The authors of the Rig-Veda were initially pastoralists, but pract
ised some agriculture. Since pastoral migrants often have close relations with local sedentary communities, the situation would at times have led to confrontations and at other times involved negotiating relationships. Thus some dasa chiefs, for example Shambara, are described as enemies, and raiding the cattle of the wealthy dasas was a justified occupation. Other dasas, such as Bribu and Balbutha, are obviously won over as they are described as patrons of the rituals performed for them by Vedic priests. Possibly some of the pastoral chiefs became the protectors of local agriculturalists, given that the Harappan administration had ceased to exist. This would have given the Indo-Aryan pastoral chiefs considerable authority, which would have ensured the more widespread use of their language. Combined with the claims made for the efficacy of the rituals, this would have added to the prestige of the language. Pastoralists and cultivators have a symbiotic relationship, where cultivators allow the herds to feed on the stubble after the harvest and this manures the fields. They are also linked by exchanges of produce, the more so where pastoralists are carriers of goods for exchange. Some overlap evolves between pastoralists and cultivators that permits the more established pastoral chiefs to claim territories and cultivated land. Other identities would be subordinated to those of status and the control of resources.

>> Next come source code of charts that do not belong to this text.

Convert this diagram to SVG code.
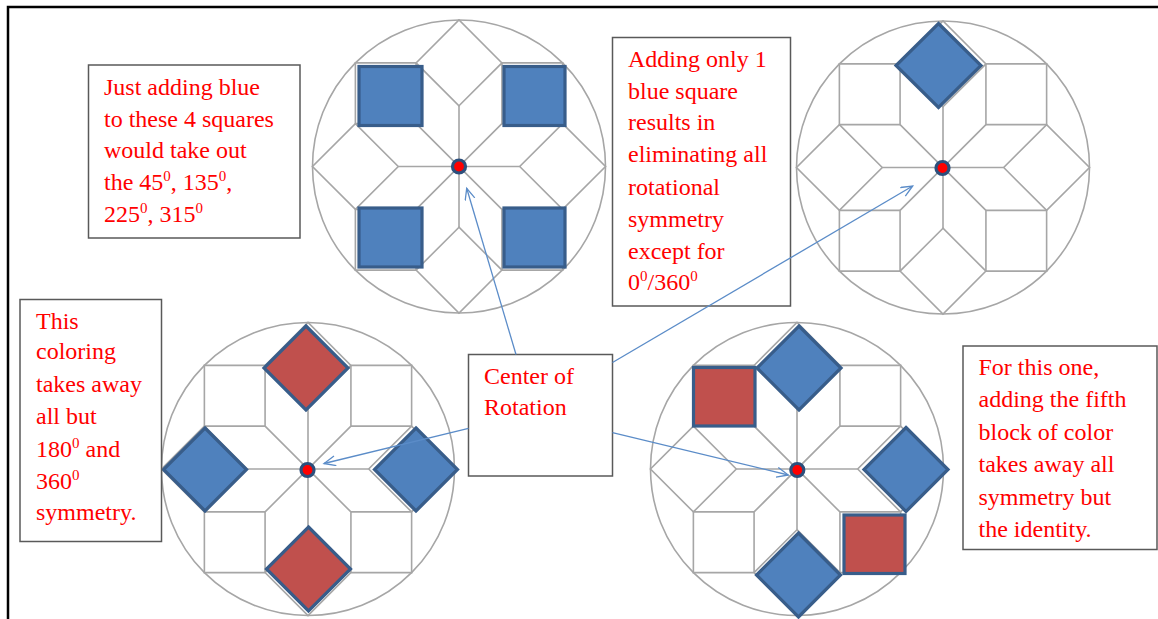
<svg xmlns="http://www.w3.org/2000/svg" xmlns:xlink="http://www.w3.org/1999/xlink" width="1158" height="619" viewBox="0 0 1158 619">
<style>
.pat{fill:none;stroke:#a6a6a6;stroke-width:1.6}
.blue{fill:#4f81bd;stroke:#385d8a;stroke-width:3.2;stroke-linejoin:miter}
.red{fill:#c0504d;stroke:#385d8a;stroke-width:3.2;stroke-linejoin:miter}
.dot{fill:#ff0000;stroke:#2c4f7c;stroke-width:3.2}
.box{fill:#ffffff;stroke:#595959;stroke-width:1.5}
.txt{font-family:"Liberation Serif","Times New Roman",serif;font-size:24px;fill:#ff0000}
.sup{font-size:15px}
.conn{fill:none;stroke:#5b8cc8;stroke-width:1.3}
.frame{fill:none;stroke:#000000;stroke-width:2.5}
</style>
<defs>
<g id="pattern" class="pat">
<circle cx="0" cy="0" r="146.5"/>
<path d="M-60.7,0 H60.7 M0,-60.7 V60.7 M-42.92,-42.92 L42.92,42.92 M42.92,-42.92 L-42.92,42.92"/>
<polygon points="60.7,0 103.62,42.92 146.54,0 103.62,-42.92"/>
<polygon points="42.92,-42.92 103.62,-42.92 103.62,-103.62 42.92,-103.62"/>
<polygon points="0,-60.7 42.92,-103.62 0,-146.54 -42.92,-103.62"/>
<polygon points="-42.92,-42.92 -42.92,-103.62 -103.62,-103.62 -103.62,-42.92"/>
<polygon points="-60.7,0 -103.62,-42.92 -146.54,0 -103.62,42.92"/>
<polygon points="-42.92,42.92 -103.62,42.92 -103.62,103.62 -42.92,103.62"/>
<polygon points="0,60.7 -42.92,103.62 0,146.54 42.92,103.62"/>
<polygon points="42.92,42.92 42.92,103.62 103.62,103.62 103.62,42.92"/>
</g>
<marker id="arrow" markerUnits="userSpaceOnUse" markerWidth="14" markerHeight="12" refX="12" refY="5.5" orient="auto" viewBox="0 0 14 12">
<path d="M0.5,0.5 L12,5.5 L0.5,10.5" fill="none" stroke="#5b8cc8" stroke-width="1.3"/>
</marker>
</defs>

<g id="frame">
<path class="frame" d="M8,619 V7 H1158"/>
</g>

<g id="circle-top-left">
<use xlink:href="#pattern" href="#pattern" transform="translate(459,166.5)"/>
<rect class="blue" x="359" y="66.5" width="63" height="59"/>
<rect class="blue" x="504" y="66.5" width="61" height="59"/>
<rect class="blue" x="359" y="208" width="63" height="59"/>
<rect class="blue" x="504" y="208" width="61" height="59"/>
<circle class="dot" cx="459" cy="166.5" r="6.5"/>
</g>

<g id="circle-top-right">
<use xlink:href="#pattern" href="#pattern" transform="translate(943,167.5)"/>
<polygon class="blue" points="938.5,23.5 981,65.5 938.5,107.5 896,65.5"/>
<circle class="dot" cx="942.5" cy="168" r="6.5"/>
</g>

<g id="circle-bottom-left">
<use xlink:href="#pattern" href="#pattern" transform="translate(308,469)"/>
<polygon class="red" points="306,326 348,368 306,410 264,368"/>
<polygon class="red" points="308.5,527 350.5,569 308.5,611 266.5,569"/>
<polygon class="blue" points="205,428 246.5,469.5 205,511 163.5,469.5"/>
<polygon class="blue" points="416,428 457.5,469.5 416,511 374.5,469.5"/>
<circle class="dot" cx="307.5" cy="470" r="6.5"/>
</g>

<g id="circle-bottom-right">
<use xlink:href="#pattern" href="#pattern" transform="translate(797,469)"/>
<rect class="red" x="693.5" y="367.5" width="61.5" height="58.5"/>
<rect class="red" x="844" y="515" width="61" height="58.5"/>
<polygon class="blue" points="799,326 841,368 799,410 757,368"/>
<polygon class="blue" points="906,427.5 948,469.5 906,511.5 864,469.5"/>
<polygon class="blue" points="798.5,533 840.5,575 798.5,617 756.5,575"/>
<circle class="dot" cx="797.3" cy="470" r="6.5"/>
</g>

<g id="note-four-squares">
<rect class="box" x="88.5" y="65" width="211.5" height="173"/>
<text class="txt" x="104" y="95">Just adding blue</text>
<text class="txt" x="104" y="127">to these 4 squares</text>
<text class="txt" x="104" y="158">would take out</text>
<text class="txt" x="104" y="190">the 45<tspan class="sup" dy="-9">0</tspan><tspan dy="9">, 135</tspan><tspan class="sup" dy="-9">0</tspan><tspan dy="9">,</tspan></text>
<text class="txt" x="104" y="222">225<tspan class="sup" dy="-9">0</tspan><tspan dy="9">, 315</tspan><tspan class="sup" dy="-9">0</tspan></text>
</g>

<g id="note-one-square">
<rect class="box" x="612.5" y="37.5" width="178" height="268.5"/>
<text class="txt" x="628" y="67">Adding only 1</text>
<text class="txt" x="628" y="98.5">blue square</text>
<text class="txt" x="628" y="130">results in</text>
<text class="txt" x="628" y="162">eliminating all</text>
<text class="txt" x="628" y="195">rotational</text>
<text class="txt" x="628" y="227">symmetry</text>
<text class="txt" x="628" y="259">except for</text>
<text class="txt" x="628" y="290">0<tspan class="sup" dy="-9">0</tspan><tspan dy="9">/360</tspan><tspan class="sup" dy="-9">0</tspan></text>
</g>

<g id="note-coloring">
<rect class="box" x="20" y="299.5" width="141.5" height="242"/>
<text class="txt" x="36" y="328.5">This</text>
<text class="txt" x="36" y="358.5">coloring</text>
<text class="txt" x="36" y="391.5">takes away</text>
<text class="txt" x="36" y="423.5">all but</text>
<text class="txt" x="36" y="456.5">180<tspan class="sup" dy="-9">0</tspan><tspan dy="9"> and</tspan></text>
<text class="txt" x="36" y="488.5">360<tspan class="sup" dy="-9">0</tspan></text>
<text class="txt" x="36" y="520">symmetry.</text>
</g>

<g id="note-fifth-block">
<rect class="box" x="963" y="346" width="194" height="203.5"/>
<text class="txt" x="978.5" y="375">For this one,</text>
<text class="txt" x="978.5" y="407">adding the fifth</text>
<text class="txt" x="978.5" y="440">block of color</text>
<text class="txt" x="978.5" y="472">takes away all</text>
<text class="txt" x="978.5" y="505">symmetry but</text>
<text class="txt" x="978.5" y="537">the identity.</text>
</g>

<g id="center-of-rotation">
<rect class="box" x="468.5" y="354.5" width="144" height="121.5"/>
<text class="txt" x="484" y="384">Center of</text>
<text class="txt" x="484" y="415">Rotation</text>
</g>

<g id="connectors">
<line class="conn" x1="516" y1="354.5" x2="466.7" y2="188.3" marker-end="url(#arrow)"/>
<line class="conn" x1="612.5" y1="362.5" x2="912.7" y2="186" marker-end="url(#arrow)"/>
<line class="conn" x1="468.5" y1="428.3" x2="324" y2="463.5" marker-end="url(#arrow)"/>
<line class="conn" x1="612.5" y1="432.7" x2="788.3" y2="475" marker-end="url(#arrow)"/>
</g>
</svg>
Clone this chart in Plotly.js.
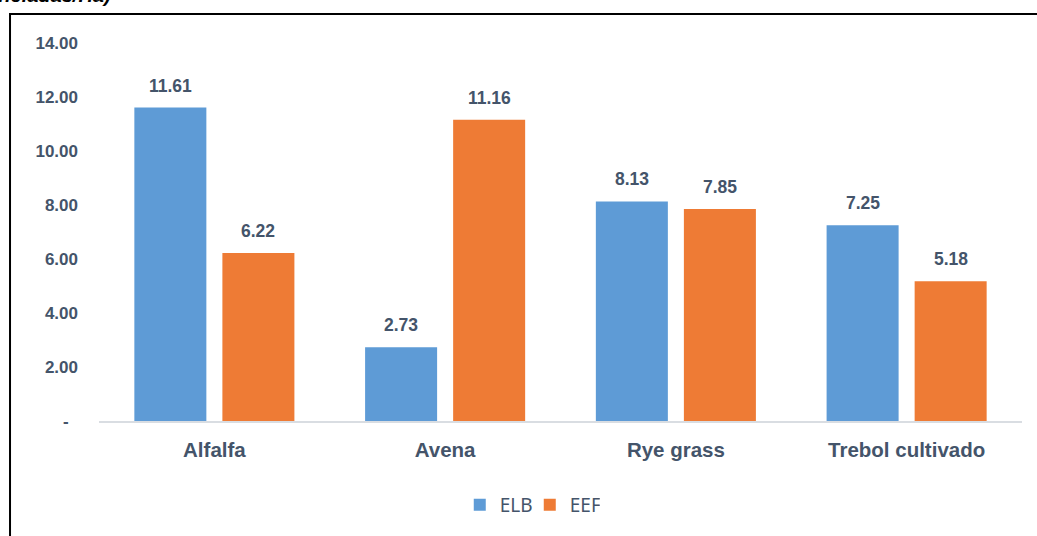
<!DOCTYPE html>
<html>
<head>
<meta charset="utf-8">
<script src="https://cdn.plot.ly/plotly-3.0.1.min.js"></script>
<style>html,body{margin:0;padding:0;background:#fff;}#chart{width:1037px;height:536px;}</style>
</head>
<body>
<div id="chart"></div>
<script>
var categories = ["Alfalfa", "Avena", "Rye grass", "Trebol cultivado"];
var elbValues = [11.61, 2.73, 8.13, 7.25];
var eefValues = [6.22, 11.16, 7.85, 5.18];
var seriesNames = ["ELB", "EEF"];
var yTickVals = [0, 2, 4, 6, 8, 10, 12, 14];
var yTickText = ["-\u00a0\u00a0", "2.00", "4.00", "6.00", "8.00", "10.00", "12.00", "14.00"];

var SANS = "'Liberation Sans', Arial, sans-serif";
var TXT = "#44546a";

var traces = [
  {type: "bar", name: seriesNames[0], x: categories, y: elbValues,
   marker: {color: "#5e9bd6"}, hoverinfo: "y"},
  {type: "bar", name: seriesNames[1], x: categories, y: eefValues,
   marker: {color: "#ee7b35"}, hoverinfo: "y"}
];

var annotations = [];
[elbValues, eefValues].forEach(function (vals, s) {
  vals.forEach(function (v, i) {
    annotations.push({
      x: categories[i], y: v, xref: "x", yref: "y",
      text: v.toFixed(2), showarrow: false,
      xanchor: "center", yanchor: "bottom",
      xshift: s === 0 ? -44 : 44, yshift: 10,
      font: {family: SANS, size: 17.5, color: TXT, weight: "bold"}
    });
  });
});
annotations.push({
  xref: "paper", yref: "paper", x: 0.0152, y: 1.093,
  xanchor: "right", yanchor: "bottom", showarrow: false,
  text: "(Toneladas/Ha)",
  font: {family: SANS, size: 20, color: "#000", weight: "bold", style: "italic"}
});

var layout = {
  width: 1037, height: 536,
  margin: {l: 99, r: 15, t: 43, b: 115, pad: 0},
  paper_bgcolor: "#fff", plot_bgcolor: "#fff",
  barmode: "group", bargap: 0.237, bargroupgap: 0.182,
  showlegend: true,
  legend: {orientation: "h", x: 0.4667, xanchor: "center", y: -0.222, yanchor: "middle",
           font: {family: "'Noto Sans', sans-serif", size: 19, color: TXT},
           itemwidth: 30, entrywidth: 25, traceorder: "normal"},
  xaxis: {type: "category", showgrid: false, zeroline: false, showline: true,
          linecolor: "#d9dde2", linewidth: 2, ticks: "",
          ticklabelstandoff: 9,
          tickfont: {family: SANS, size: 20.5, color: TXT, weight: "bold"}},
  yaxis: {range: [0, 14], tickvals: yTickVals, ticktext: yTickText,
          showgrid: false, zeroline: false, showline: false, ticks: "",
          ticklabelstandoff: 20,
          tickfont: {family: SANS, size: 17, color: TXT, weight: "bold"}},
  annotations: annotations,
  shapes: [{type: "rect", xref: "paper", yref: "paper",
            x0: -0.0964, x1: 2, y0: -1, y1: 1.0767,
            line: {color: "#000", width: 2}, fillcolor: "rgba(0,0,0,0)", layer: "above"}]
};

Plotly.newPlot("chart", traces, layout, {displayModeBar: false, staticPlot: true});
</script>
</body>
</html>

A two-way relationship is expressed in the language change that is reflected in Vedic Sanskrit. Indo-Aryan was introduced and adopted, so evidently those who spoke it or adopted it associated it with some advantage, such as authority, technological change or ritual power. At the same time Vedic Sanskrit itself underwent changes. Linguistic elements from Dra vidian and Austro-Asiatic (for example, Munda) were introduced into Vedic Sanskrit. A period of bilingualism has been suggested when more than one language was used in the communication between various communities. Alternatively, the non-Indo-Aryan languages could have been substratum languages, elements from which were absorbed into Indo-Aryan. The Vedic corpus is the statement of the dominant group, but this does not preclude the presence of others. These linguistic elements are apparent in Indo-Aryan but are not noticed in cognate languages such as Old Iranian.